> **PROVIDED MATERIAL**
----------------------------------------
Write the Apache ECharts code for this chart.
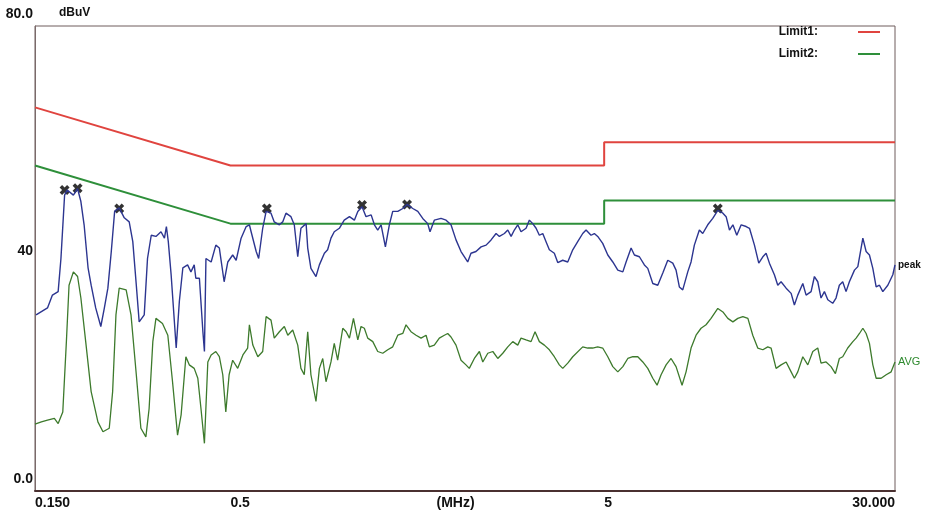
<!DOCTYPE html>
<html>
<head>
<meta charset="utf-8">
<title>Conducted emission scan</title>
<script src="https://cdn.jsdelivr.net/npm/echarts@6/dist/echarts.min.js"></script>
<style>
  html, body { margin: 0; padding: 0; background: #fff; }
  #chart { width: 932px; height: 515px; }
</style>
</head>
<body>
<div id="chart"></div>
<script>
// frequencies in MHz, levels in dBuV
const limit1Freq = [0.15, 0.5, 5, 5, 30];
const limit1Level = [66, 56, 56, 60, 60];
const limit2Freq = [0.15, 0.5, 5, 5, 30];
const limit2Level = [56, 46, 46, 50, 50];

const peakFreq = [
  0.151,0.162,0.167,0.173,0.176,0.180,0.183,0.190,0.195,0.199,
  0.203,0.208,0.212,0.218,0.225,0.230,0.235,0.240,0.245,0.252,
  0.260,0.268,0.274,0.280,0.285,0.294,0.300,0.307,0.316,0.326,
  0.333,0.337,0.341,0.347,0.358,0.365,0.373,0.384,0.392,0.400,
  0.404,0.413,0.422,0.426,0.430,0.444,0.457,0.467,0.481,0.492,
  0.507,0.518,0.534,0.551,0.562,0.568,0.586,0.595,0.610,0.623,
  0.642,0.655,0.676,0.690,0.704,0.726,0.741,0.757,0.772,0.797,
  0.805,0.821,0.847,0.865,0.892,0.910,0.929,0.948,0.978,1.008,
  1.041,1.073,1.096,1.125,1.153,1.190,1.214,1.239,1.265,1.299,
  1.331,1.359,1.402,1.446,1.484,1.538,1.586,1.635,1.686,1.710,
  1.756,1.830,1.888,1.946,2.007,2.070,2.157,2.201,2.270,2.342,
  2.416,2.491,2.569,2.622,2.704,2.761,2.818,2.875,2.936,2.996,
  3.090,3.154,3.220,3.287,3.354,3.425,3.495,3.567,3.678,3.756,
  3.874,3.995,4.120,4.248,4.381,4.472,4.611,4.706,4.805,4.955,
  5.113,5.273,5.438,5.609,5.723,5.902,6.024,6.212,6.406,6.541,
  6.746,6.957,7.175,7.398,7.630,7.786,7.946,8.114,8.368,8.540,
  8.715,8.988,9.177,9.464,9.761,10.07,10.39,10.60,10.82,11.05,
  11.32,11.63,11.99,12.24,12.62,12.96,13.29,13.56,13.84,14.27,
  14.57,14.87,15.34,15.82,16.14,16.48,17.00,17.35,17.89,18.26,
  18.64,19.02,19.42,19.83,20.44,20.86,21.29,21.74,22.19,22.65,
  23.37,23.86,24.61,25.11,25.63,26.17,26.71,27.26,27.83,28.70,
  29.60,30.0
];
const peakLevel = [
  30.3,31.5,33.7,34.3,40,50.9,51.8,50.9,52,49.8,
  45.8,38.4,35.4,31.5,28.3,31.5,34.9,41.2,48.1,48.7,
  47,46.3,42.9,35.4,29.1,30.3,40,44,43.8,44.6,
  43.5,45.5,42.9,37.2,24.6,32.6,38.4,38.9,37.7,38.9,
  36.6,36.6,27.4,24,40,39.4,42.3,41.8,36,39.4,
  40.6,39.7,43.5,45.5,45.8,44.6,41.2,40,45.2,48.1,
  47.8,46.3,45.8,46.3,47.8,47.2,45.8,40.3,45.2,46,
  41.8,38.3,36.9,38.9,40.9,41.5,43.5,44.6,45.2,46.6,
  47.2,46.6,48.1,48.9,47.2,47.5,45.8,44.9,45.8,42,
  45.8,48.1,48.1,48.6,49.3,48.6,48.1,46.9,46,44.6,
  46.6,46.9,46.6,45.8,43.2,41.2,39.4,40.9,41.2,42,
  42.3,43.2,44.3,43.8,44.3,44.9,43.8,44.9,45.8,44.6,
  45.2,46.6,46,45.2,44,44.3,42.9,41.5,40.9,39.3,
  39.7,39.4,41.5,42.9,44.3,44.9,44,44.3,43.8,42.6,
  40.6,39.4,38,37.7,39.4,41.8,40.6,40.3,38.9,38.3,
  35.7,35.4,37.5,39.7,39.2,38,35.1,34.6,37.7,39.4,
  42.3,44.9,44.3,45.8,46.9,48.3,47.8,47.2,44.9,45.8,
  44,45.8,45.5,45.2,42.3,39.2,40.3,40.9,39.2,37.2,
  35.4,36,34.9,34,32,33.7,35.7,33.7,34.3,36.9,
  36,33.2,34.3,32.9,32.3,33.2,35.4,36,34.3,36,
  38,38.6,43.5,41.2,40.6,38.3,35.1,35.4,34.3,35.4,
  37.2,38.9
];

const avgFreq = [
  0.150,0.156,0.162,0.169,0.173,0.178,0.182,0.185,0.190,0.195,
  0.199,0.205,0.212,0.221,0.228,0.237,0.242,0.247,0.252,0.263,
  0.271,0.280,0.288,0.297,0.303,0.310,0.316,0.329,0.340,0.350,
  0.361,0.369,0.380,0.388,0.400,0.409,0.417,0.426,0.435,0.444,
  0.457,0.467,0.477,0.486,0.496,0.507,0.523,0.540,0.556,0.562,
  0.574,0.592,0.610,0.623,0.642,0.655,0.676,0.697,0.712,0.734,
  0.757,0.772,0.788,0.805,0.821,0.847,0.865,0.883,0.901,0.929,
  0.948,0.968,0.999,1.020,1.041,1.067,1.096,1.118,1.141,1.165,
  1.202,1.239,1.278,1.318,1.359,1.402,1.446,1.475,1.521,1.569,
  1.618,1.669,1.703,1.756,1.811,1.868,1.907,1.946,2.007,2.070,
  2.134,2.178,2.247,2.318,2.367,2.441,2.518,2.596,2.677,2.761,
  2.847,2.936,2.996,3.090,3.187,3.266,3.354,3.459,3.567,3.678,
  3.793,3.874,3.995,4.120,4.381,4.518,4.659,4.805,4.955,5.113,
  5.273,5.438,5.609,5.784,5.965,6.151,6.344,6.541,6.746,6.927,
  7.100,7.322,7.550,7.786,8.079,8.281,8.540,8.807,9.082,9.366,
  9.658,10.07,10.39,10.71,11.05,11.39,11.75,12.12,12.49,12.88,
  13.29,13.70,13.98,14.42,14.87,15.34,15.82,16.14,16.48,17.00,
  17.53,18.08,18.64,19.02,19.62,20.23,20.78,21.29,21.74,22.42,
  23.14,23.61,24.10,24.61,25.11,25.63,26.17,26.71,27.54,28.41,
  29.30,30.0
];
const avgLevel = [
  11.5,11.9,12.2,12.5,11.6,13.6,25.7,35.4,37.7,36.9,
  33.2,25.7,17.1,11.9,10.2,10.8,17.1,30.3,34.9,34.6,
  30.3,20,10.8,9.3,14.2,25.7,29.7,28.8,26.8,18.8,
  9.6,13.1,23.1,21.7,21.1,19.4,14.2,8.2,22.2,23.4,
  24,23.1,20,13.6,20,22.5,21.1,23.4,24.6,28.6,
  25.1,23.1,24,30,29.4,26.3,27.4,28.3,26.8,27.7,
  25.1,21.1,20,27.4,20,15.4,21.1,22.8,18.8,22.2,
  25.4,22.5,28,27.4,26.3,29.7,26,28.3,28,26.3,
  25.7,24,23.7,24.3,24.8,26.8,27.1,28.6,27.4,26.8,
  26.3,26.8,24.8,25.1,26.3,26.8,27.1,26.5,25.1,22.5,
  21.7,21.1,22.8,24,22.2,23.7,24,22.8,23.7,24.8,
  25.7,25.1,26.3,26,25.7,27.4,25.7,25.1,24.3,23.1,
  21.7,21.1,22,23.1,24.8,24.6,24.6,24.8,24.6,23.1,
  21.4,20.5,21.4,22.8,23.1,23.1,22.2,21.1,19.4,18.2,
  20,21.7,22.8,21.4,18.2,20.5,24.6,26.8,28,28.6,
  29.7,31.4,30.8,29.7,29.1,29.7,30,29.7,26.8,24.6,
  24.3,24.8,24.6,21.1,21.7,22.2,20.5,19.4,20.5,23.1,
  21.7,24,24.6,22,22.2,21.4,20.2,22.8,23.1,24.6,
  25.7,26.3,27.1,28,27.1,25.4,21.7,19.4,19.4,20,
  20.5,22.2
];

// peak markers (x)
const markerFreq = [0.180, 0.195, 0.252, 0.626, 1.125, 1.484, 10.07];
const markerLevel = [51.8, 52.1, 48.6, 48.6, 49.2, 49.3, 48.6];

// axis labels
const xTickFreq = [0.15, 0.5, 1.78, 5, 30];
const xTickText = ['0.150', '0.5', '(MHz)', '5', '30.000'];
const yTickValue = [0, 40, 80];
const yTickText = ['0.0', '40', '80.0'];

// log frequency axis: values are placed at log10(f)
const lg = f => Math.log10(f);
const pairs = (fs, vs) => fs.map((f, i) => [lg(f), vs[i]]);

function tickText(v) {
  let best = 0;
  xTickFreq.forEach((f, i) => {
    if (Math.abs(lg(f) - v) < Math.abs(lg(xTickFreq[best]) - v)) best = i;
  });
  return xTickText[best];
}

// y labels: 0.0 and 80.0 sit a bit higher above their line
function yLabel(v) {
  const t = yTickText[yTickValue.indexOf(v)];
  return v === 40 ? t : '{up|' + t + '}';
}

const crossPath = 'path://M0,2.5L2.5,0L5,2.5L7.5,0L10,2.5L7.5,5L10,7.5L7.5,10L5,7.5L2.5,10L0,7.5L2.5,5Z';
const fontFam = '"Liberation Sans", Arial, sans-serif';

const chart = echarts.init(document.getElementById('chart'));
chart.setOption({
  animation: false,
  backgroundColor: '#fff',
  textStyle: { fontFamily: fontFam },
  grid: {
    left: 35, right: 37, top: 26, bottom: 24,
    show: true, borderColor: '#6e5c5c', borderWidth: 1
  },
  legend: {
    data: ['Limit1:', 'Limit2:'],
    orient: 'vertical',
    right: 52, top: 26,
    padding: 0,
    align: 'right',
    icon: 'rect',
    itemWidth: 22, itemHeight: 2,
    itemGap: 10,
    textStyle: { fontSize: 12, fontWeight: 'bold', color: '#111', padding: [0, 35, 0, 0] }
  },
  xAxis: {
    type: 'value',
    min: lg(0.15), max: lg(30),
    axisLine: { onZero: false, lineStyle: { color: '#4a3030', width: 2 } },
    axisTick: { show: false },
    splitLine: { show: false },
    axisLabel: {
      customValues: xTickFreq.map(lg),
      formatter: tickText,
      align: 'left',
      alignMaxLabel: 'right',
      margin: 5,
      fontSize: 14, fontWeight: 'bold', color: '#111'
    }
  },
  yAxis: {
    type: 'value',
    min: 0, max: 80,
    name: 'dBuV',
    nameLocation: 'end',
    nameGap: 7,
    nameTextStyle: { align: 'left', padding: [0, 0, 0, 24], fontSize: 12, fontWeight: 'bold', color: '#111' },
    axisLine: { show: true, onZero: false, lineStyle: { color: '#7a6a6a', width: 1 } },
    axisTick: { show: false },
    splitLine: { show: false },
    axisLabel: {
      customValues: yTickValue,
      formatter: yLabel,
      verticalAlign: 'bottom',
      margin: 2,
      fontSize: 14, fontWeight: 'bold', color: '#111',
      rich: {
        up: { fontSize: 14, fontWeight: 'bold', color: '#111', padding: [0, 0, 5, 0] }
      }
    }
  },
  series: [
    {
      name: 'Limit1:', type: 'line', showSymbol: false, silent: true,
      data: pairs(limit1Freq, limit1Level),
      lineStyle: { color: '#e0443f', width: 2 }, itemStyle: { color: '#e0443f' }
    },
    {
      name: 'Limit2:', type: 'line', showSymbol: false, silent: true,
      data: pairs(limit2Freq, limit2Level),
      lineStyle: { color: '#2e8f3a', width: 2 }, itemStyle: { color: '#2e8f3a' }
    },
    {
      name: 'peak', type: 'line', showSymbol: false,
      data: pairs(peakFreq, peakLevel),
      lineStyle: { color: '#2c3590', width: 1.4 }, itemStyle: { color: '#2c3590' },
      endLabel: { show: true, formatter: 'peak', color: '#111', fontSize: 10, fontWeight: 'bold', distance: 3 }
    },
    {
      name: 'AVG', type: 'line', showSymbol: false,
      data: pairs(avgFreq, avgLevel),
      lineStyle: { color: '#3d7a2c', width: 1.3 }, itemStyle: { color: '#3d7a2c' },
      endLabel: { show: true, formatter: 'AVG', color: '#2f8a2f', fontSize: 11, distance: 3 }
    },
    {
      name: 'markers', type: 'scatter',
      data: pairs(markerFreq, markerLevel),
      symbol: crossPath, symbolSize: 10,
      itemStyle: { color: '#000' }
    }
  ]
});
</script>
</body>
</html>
----------------------------------------
Set down again, exactly, the lines of the material above from its first line to the one with "const limit2Level = [56, 46, 46, 50, 50];", inclusive. Leave the pictures out.

Write the Apache ECharts code for this chart.
<!DOCTYPE html>
<html>
<head>
<meta charset="utf-8">
<title>Conducted emission scan</title>
<script src="https://cdn.jsdelivr.net/npm/echarts@6/dist/echarts.min.js"></script>
<style>
  html, body { margin: 0; padding: 0; background: #fff; }
  #chart { width: 932px; height: 515px; }
</style>
</head>
<body>
<div id="chart"></div>
<script>
// frequencies in MHz, levels in dBuV
const limit1Freq = [0.15, 0.5, 5, 5, 30];
const limit1Level = [66, 56, 56, 60, 60];
const limit2Freq = [0.15, 0.5, 5, 5, 30];
const limit2Level = [56, 46, 46, 50, 50];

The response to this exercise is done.